Mr. Merchant took occasion of the mention of aviation to review the U.S. position in this regard. He stated that U.S. Government was interested in the resumption of regular international air service to China when conditions made it possible for operations to be carried on safely. He pointed out that we had initially been opposed to establishment of a shuttle service between Shanghai and Hong Kong on the ground that, since this would provide the Communists with an outlet to existing international aviation routes, it might prejudice the reestablishment of regular international service in China; that subsequently, however, we had been willing to see U.S. airlines participate in a temporary shuttle for evacuation purposes if assurances of safe conduct could be obtained.

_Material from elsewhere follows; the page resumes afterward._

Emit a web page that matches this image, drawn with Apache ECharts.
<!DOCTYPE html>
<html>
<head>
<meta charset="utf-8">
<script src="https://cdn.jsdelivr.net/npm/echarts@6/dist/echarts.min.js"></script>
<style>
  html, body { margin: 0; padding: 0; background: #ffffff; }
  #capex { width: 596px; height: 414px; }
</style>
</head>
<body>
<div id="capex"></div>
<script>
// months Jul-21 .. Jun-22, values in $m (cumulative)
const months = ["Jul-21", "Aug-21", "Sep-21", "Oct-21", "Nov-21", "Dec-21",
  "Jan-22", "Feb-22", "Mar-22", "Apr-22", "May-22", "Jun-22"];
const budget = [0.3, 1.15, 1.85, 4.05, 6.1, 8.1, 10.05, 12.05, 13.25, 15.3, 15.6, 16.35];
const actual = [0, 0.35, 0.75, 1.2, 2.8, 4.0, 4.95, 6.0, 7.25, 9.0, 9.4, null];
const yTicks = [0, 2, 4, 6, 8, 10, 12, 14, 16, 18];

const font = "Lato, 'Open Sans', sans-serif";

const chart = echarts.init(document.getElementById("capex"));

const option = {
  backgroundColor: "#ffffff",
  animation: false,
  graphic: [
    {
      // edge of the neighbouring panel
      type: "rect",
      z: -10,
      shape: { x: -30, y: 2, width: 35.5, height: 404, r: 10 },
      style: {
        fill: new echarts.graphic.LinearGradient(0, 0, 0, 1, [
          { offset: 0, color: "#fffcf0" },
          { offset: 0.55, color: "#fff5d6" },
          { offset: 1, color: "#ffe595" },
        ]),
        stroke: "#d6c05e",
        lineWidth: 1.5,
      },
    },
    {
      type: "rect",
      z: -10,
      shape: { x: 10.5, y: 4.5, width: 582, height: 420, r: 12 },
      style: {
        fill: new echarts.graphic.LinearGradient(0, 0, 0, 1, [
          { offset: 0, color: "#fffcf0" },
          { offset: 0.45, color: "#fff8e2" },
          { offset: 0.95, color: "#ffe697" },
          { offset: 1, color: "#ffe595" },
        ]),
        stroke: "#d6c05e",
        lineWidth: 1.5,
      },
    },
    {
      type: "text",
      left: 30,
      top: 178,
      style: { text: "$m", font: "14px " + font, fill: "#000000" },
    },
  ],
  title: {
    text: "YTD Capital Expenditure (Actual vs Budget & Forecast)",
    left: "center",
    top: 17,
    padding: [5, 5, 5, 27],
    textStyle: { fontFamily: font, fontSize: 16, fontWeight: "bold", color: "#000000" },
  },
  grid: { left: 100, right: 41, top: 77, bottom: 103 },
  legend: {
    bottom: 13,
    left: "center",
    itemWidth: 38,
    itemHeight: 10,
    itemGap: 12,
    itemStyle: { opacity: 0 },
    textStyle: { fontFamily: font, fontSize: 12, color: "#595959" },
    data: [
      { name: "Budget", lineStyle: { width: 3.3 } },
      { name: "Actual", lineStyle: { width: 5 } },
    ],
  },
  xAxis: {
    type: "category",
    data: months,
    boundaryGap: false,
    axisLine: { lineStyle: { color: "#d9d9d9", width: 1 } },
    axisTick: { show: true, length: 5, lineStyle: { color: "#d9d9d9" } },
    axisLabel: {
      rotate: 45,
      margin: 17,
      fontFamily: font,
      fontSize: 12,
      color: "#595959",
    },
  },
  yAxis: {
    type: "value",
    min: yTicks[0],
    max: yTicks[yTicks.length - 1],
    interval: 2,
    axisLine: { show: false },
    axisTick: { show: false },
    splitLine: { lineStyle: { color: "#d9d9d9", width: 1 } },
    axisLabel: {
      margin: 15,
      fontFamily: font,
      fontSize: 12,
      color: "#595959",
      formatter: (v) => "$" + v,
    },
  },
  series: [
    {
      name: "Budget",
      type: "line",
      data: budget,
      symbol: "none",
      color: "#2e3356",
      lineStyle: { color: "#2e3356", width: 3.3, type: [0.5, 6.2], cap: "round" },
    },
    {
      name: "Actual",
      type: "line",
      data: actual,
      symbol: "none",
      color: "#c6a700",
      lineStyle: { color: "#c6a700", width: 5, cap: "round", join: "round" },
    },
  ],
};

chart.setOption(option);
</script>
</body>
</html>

He observed that it appeared that Jardine64 intended to operate a night shuttle without assurances of safe conduct; that this intention appeared to bear some relation to the difference in [Page 874] U.S. and U.K. views on the question of arranging for shipping to go into Shanghai; that we were interested in facilitating shipping solely for evacuation purposes, whereas the British were interested in using shipping to carry in supplies that might enable foreign business personnel to remain in Shanghai. He expressed the belief that we were not likely to be able to arrange an air shuttle service that would be acceptable to both the Nationalists and the Chinese Communists.

In response to Mr. Merchant’s inquiry, Mr. Dening stated that he believed that Jardine intended to go ahead with the shuttle service without the Chinese Government’s assurances, although the Hong Kong Government might not permit night landings or take-offs at Hong Kong. He observed that the only significant consequence of a shuttle service would be to boost the morale of the foreign community in Shanghai. In response to Mr. Merchant’s inquiry, Mr. Dening assured him that the U.K. was still in agreement with the U.S. on the undesirability of participation by western airlines in the creation of an internal Chinese aviation service.

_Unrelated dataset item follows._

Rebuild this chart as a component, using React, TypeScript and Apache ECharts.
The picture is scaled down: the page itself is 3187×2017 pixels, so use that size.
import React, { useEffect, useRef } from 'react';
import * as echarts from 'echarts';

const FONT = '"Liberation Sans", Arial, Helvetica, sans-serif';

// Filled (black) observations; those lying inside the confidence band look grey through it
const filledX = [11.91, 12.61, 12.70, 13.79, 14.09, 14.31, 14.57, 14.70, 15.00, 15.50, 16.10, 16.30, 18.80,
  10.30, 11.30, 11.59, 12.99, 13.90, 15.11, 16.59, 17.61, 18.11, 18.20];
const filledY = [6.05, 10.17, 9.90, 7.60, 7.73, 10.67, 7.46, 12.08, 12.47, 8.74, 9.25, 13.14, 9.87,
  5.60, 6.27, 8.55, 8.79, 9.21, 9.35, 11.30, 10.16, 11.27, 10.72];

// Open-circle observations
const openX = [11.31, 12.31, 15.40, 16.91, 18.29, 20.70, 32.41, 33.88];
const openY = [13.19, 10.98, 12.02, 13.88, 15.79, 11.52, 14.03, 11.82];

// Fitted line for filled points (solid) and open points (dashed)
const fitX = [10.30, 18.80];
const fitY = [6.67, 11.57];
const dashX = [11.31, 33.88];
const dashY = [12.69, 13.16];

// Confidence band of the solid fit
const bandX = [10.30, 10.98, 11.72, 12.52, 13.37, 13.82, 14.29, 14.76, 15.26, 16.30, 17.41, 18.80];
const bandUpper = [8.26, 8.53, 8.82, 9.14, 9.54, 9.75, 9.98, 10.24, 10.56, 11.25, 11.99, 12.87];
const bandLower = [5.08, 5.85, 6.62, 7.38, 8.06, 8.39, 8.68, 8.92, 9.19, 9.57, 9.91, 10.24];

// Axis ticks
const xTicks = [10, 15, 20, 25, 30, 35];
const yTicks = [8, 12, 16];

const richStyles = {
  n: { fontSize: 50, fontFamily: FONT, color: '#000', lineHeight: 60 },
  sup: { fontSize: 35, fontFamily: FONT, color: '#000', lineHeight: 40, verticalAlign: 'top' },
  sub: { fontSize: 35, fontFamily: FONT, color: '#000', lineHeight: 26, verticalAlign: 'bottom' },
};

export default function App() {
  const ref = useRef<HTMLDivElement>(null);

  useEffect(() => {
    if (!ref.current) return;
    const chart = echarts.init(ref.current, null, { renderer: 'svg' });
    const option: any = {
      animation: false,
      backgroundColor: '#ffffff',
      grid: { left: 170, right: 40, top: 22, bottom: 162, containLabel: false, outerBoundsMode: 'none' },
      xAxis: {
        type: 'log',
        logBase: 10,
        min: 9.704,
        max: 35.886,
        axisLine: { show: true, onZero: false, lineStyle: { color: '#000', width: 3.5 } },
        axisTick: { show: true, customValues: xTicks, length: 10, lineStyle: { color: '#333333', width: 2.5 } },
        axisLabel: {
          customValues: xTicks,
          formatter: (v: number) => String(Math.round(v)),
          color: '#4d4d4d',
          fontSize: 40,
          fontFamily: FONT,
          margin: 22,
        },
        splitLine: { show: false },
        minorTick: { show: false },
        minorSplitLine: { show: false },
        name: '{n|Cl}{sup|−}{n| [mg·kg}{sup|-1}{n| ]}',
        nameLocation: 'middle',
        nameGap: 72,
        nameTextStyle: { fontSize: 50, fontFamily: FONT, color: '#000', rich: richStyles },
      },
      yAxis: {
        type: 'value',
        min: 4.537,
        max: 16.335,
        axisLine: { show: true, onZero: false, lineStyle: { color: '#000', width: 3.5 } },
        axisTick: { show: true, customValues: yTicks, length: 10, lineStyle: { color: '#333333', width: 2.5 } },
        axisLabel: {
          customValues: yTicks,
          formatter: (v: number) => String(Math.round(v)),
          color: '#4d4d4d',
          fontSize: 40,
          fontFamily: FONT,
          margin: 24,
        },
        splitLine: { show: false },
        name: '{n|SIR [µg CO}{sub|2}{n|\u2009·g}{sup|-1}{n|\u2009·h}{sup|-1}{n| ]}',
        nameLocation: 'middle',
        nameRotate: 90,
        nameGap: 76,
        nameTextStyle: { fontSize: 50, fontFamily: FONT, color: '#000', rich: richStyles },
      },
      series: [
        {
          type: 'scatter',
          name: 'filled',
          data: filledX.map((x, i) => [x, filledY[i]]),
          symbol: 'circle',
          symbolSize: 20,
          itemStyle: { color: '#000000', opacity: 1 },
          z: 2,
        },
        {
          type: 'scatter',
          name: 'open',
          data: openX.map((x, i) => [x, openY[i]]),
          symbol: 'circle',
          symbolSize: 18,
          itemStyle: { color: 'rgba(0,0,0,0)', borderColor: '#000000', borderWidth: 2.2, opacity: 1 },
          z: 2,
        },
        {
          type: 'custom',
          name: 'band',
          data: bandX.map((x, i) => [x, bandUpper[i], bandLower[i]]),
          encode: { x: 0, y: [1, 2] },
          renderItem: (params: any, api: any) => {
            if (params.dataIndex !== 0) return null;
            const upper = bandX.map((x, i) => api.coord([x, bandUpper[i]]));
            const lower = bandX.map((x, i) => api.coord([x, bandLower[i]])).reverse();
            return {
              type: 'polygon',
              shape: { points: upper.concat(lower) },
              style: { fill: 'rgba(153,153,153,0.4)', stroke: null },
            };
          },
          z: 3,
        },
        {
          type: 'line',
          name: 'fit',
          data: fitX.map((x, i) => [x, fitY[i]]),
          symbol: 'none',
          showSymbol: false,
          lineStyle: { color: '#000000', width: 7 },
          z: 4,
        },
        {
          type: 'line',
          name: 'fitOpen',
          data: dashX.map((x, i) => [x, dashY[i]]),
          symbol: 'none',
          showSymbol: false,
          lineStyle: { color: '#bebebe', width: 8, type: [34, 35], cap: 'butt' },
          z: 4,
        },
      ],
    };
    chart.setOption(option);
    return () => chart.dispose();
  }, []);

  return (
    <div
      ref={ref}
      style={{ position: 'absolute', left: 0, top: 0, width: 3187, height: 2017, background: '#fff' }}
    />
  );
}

Mr. Dening went on to discuss the relative merits of evacuation of British economic interests in China versus an attempt to maintain a foot in the door. He stated that the British Government entertained no doubts at all that the Chinese Communists were 100 percent Marxists and that they fully intended to apply Communist doctrine in China. He observed, however, that they might have considerable difficulty in doing so as a result of China’s chronic economic handicaps and the basic individualism and commercial opportunism of the Chinese people. He continued that, if and when these difficulties begin to have effect, the Chinese might then realize their need for beneficial economic relations with the West and that British and other western interests should be on hand in China at that time to take advantage of such favorable factors as may emerge. Mr. Dening emphasized that the British believed that, so long as there exists a faint hope for such developments, British interests should remain; that if they should now withdraw there would be no possibility of their reestablishment within our life-time. He added that there had recently been some signs that the difficult labor situation in Shanghai was beginning to ease.

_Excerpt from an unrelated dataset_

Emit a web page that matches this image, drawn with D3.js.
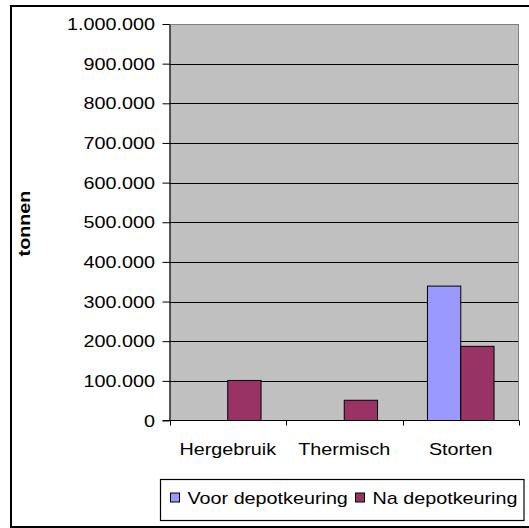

Mr. Butterworth commented that the term “evacuation” had been used rather loosely, and took occasion to review the Deparment’s attitude towards the position of American business men in Shanghai. He then asked Mr. Dening if the U.K. had given any thought to convoying British shipping into Shanghai. Mr. Dening responded that consideration had been given to the question but that no decision had been made; that the British hoped rather that the Chinese Government blockade would let up. He added that the French are also planning to [Page 875] send a ship into Shanghai to permit evacuation, but that they share the British view regarding the desirability of keeping a foot in the door.

Mr. Merchant returned to the question of export controls and stated that no U.S. action had been taken to apply new controls to China, that such action could only be taken after elaborate inter-Departmental consideration, but that we hoped to have a decision to communicate to the British before Mr. Bevin leaves.